I am sure, the authors did.

Definitely Maybe (Russian: За миллиард лет до конца света,  literal translation: A Billion Years Before the End of the World, sometimes called Definitely Maybe: A Manuscript Discovered Under Unusual Circumstances) is a science fiction novel by Russian writers Arkady and Boris Strugatsky, first published 1974. The story takes place in Leningrad, USSR. The protagonist, an astrophysicist Dmitry Malyanov, is officially on vacation, but continues to work on his thesis, “The Interaction of Stars with Diffused Galactic Matter”. Just as he begins to realize that he is on the verge of a discovery worthy of a Nobel Prize, his life becomes plagued by a number of strange events, which finally lead him to a great deal of stress and make him unable to do his research anymore.

Little by little, Malyanov begins to suspect that someone (or something) deliberately intends to prevent him from continuing his work. Meanwhile, the same idea occurs to his friends, also talented scientists, who find themselves in a similar situation—some powerful, mysterious, and very selective force impedes their work.

An explanation is proposed by Malyanov’s friend, the mathematician Vecherovsky. He posits that some mysterious force is trying to slow down mankind’s scientific pursuit, which might become a threat to the very fabric of the universe in some distant future. In fact, it is the Universe itself that resists attempts of rational beings of constructing supercivilizations. Vecherovsky proposes to treat this universal resistance to scientific progress as a natural phenomenon which can and should be investigated and even harnessed by Science.

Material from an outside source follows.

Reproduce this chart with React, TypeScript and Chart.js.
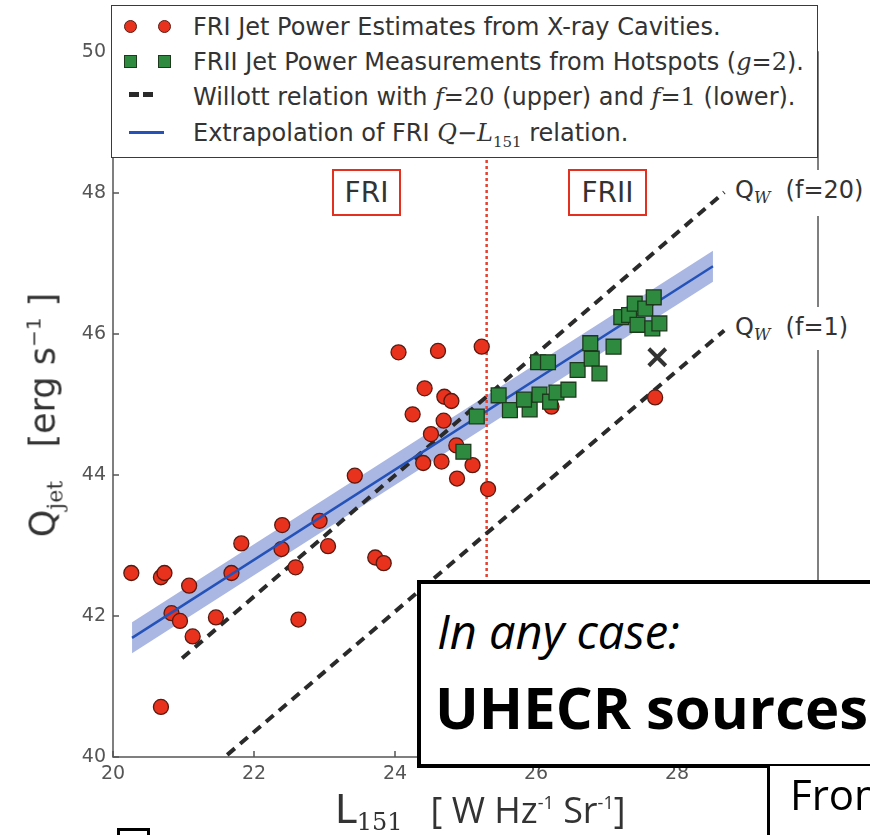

As the novel concludes, the other scientists, including Malyanov, have been forced to abandon their research, and Vecherovsky remains alone to battle the universe and continue their work.

I just finished reading the book for the 4-th or possibly the 5-th time, and enjoyed it again– maybe even more than the previous times. It glows with love for the world we live in. It is profound in thought; it touches deepest problems of human ethics, and at the same time, it is full of humor and life. I do recommend you to try reading it.

Also, I absolutely love and would like to recommend a few more books by Strugatsky brothers:

Snail on the Slope (Russian – “Улитка на склоне”) is a philosophic and deeply psychological sci-fi novel ;

The Doomed City (Russian: Град обреченный) is a 1972 science fiction novel — an absolutely amazing philosophic piece to read

Roadside Picnic (Russian: Пикник на обочине), a 1971 novel; within ten years after the first publication, 38 editions of it were published in 20 countries.

The Ugly Swans (Russian: Гадкие лебеди) written in the 1960-ies, but published only in 1987, during Gorbachev’s Perestroika.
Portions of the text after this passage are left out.